Clarification of the relationship between topics, subject fields, and disciplines provides tremendous help in the process of broadening and narrowing a research topic. Consequently, students find it easier to work out focused research questions. In order to help students understand research process or steps, as defined in the course objectives, students are required to select a research topic, explore the research questions from any possible angles for a better understanding and mold it into a searchable topic, write research statement paragraphs, and construct the research outline.
Students are guided to brainstorm concepts or terms associated with their topics. Once the research topic is narrowed down to a manageable level, a set of search terms will be created to provide means of access into the literature. The most important, and sometimes frustrating, part of finding information is to identify key words, as pointed out by Larkin and Pines. Once again, students find it beneficial to have done analysis and discussions about the relationship of disciplines, subjects and facets of topics, as one needs to understand the topic well enough to come up with the right set of terms or concepts for information searching.
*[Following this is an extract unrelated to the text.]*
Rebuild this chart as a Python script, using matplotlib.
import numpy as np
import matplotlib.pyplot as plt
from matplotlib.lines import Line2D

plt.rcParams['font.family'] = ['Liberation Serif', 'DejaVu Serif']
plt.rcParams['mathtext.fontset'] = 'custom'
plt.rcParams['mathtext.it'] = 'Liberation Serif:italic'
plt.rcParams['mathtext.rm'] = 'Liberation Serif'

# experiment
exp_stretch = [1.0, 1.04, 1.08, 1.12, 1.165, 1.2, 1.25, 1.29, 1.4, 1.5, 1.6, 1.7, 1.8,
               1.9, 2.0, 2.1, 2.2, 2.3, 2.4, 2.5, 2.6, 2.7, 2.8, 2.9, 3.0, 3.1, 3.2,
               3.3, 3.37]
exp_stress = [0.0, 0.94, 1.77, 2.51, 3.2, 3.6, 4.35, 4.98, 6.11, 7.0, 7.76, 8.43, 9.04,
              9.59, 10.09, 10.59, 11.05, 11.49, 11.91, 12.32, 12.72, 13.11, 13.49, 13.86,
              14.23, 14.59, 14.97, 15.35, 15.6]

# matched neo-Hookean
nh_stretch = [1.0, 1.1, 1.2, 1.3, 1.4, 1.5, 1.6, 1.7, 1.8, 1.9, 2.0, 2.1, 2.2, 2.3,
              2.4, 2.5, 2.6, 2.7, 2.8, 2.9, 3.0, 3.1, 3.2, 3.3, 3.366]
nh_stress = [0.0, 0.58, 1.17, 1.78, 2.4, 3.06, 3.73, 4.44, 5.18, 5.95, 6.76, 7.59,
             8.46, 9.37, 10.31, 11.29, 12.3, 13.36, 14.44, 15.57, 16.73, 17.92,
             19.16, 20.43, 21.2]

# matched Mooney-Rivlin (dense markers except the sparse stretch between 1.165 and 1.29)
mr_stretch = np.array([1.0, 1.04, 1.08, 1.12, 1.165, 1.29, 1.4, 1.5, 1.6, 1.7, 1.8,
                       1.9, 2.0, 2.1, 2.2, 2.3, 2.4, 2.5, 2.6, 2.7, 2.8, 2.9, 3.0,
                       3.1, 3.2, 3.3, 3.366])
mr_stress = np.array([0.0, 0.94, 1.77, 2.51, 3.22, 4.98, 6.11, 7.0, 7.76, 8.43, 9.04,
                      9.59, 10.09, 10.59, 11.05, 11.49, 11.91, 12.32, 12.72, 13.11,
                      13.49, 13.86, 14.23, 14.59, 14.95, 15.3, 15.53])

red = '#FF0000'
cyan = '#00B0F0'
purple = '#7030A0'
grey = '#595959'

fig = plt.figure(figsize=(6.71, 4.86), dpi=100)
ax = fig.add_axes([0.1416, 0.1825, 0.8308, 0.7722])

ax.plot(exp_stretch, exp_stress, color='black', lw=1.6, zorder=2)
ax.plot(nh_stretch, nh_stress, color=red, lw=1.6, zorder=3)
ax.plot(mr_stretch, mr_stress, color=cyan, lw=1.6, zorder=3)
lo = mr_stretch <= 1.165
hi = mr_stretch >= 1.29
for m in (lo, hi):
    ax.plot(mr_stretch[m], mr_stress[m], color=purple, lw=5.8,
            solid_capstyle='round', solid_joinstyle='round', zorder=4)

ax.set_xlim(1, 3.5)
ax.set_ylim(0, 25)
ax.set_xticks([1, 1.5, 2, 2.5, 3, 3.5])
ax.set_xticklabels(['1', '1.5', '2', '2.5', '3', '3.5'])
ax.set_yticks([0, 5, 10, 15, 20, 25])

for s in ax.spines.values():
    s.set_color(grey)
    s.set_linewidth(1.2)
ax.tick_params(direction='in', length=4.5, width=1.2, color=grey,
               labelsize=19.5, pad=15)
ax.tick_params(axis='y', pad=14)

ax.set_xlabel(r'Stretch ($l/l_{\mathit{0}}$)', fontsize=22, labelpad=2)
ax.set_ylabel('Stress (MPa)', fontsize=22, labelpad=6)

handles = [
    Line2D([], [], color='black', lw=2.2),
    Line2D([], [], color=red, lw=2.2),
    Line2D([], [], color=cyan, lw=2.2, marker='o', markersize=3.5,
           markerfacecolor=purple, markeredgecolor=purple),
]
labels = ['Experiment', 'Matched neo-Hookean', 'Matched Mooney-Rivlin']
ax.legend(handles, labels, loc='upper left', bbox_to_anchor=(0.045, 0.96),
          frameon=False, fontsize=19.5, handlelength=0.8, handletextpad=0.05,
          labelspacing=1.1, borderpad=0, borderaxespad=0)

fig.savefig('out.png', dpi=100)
The hands-on section focuses on familiarizing students with selected reference materials for further understanding of concepts at different levels. Students are asked to construct a conceptual taxonomy, in which a search term or keyword can be positioned in a framework of “superordinate (broader), subordinate (narrower) and co-ordinate (synonymous)” Students were instructed to use the Subject Heading’s list from the Library of Congress, thesauri, dictionaries, and encyclopedias to facilitate this task.
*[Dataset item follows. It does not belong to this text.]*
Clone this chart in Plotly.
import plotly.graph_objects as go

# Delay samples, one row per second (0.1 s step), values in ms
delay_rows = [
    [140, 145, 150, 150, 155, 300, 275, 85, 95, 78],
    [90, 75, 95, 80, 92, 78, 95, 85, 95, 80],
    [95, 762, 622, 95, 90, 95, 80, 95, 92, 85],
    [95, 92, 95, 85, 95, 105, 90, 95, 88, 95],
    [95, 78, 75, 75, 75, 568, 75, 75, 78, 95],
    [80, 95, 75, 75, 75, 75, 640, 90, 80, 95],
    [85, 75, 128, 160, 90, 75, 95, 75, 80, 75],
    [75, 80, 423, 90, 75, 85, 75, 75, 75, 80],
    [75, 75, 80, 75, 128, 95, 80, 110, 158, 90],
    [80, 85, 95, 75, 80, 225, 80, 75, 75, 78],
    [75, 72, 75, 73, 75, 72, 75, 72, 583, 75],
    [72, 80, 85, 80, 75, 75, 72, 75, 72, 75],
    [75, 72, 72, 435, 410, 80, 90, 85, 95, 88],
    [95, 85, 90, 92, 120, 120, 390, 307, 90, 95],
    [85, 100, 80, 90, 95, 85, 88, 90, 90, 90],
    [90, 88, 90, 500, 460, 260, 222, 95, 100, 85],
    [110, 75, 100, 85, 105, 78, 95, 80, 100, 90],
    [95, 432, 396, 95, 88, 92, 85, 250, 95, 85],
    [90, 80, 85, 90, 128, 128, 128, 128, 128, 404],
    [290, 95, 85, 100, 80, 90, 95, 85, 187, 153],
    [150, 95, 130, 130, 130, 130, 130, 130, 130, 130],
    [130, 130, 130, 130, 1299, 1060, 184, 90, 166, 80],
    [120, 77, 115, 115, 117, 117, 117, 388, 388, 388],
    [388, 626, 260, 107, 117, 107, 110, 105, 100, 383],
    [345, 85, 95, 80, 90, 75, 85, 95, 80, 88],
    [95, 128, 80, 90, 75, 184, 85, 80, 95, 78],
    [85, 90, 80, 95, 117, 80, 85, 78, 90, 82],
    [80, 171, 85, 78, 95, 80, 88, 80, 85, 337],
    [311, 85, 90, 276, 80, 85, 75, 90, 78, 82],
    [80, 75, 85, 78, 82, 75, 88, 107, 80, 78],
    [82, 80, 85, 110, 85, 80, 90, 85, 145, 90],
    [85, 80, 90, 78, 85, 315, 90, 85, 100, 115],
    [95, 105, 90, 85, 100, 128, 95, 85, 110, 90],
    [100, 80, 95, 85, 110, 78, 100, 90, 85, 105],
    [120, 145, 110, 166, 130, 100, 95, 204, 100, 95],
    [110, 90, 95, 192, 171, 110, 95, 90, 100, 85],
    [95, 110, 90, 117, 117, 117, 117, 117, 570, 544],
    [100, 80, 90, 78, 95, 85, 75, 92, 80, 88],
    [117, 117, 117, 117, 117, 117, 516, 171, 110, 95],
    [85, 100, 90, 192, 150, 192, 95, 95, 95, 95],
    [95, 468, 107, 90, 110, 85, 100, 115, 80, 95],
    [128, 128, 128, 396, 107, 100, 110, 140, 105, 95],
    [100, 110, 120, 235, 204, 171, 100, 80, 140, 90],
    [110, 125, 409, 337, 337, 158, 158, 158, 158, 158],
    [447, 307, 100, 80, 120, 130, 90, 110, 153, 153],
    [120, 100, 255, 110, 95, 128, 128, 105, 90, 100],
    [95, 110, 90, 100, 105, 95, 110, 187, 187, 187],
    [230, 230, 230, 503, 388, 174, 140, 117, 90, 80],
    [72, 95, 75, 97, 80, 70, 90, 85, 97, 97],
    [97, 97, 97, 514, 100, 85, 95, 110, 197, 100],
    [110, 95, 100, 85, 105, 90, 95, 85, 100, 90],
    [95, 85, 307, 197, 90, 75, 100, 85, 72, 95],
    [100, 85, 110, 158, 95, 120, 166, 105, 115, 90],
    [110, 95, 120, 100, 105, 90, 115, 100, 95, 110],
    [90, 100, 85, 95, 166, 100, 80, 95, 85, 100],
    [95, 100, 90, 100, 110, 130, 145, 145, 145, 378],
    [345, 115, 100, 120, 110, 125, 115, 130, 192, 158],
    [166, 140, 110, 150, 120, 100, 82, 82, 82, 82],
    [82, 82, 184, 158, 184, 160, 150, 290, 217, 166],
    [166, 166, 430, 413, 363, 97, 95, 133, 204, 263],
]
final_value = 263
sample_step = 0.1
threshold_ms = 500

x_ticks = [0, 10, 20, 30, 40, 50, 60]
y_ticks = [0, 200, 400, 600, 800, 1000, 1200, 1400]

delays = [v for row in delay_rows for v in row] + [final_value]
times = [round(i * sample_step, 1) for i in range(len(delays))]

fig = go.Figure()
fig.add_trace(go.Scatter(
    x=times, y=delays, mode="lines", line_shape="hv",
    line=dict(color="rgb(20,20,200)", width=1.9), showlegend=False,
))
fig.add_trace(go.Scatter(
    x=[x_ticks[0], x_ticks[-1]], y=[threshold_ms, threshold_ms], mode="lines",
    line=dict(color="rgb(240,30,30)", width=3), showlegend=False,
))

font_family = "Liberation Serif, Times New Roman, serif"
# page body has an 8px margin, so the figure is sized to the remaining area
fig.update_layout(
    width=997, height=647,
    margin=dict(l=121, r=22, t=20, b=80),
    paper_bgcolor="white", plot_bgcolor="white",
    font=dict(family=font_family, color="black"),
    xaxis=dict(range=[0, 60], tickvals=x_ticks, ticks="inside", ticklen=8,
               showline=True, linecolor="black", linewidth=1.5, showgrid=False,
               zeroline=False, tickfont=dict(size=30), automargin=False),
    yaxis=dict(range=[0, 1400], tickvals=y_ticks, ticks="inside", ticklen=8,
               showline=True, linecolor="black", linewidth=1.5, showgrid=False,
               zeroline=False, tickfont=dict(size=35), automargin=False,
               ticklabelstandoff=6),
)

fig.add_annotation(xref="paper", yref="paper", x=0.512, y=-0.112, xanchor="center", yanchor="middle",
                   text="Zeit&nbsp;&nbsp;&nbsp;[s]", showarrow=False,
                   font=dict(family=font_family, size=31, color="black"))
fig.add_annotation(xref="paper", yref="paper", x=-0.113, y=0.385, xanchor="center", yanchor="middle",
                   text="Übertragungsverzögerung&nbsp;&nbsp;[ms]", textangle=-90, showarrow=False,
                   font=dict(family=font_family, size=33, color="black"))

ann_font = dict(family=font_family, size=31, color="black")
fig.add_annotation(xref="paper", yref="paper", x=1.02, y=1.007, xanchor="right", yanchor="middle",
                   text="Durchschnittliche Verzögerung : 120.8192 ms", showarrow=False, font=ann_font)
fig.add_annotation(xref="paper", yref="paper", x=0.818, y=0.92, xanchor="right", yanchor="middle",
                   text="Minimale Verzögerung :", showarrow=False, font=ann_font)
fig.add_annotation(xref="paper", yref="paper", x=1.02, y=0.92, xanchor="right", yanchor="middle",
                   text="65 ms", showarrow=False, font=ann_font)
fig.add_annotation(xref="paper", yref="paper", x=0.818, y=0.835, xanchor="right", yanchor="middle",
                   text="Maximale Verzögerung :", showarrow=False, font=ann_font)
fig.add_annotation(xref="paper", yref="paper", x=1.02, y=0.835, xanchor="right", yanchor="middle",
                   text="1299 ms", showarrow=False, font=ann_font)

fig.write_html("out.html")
Information is organized with the purpose of being accessed so it can be utilized. Apparently, means of access is the key. Although students are comfortable accessing the Web via popular search engines, few of them have the knowledge of looking for various types of information through other tools available.
The library’s online catalog is an ideal tool for manipulating search terms and “unlocking a library’s resource”. Oftentimes, it is not surprising to see one retrieve hundreds or even thousands of hits when searching library databases or the Internet with one term. However, the library catalog may return nothing due to incorrect search terms used. For instance, a student will not get any relevant results by typing in “ecstasy” into the School’s online catalog until he or she tries “drug abuse”. The library catalog as a search tool is an excellent starting point to provide students with a relatively controlled environment for understanding the concepts of access points: author, title, subject, or keyword. In other words, students will find it easier to apply those skills as to other databases or the Web. For the hands-on part, students are expected to do the following:
Concepts such as scholarly communication, peer-reviewed and scholarly journals, and scientific communities are fairly foreign to the student population. Before discussing these issues, students are divided into groups, with 4-5 students in each, and provided with a set of periodicals comprising popular, professional or trade, and scholarly journals. They follow instructions to identify similarities and differences of selected articles on features, contents, structure or format, length, availability of commercials, authorship, etc.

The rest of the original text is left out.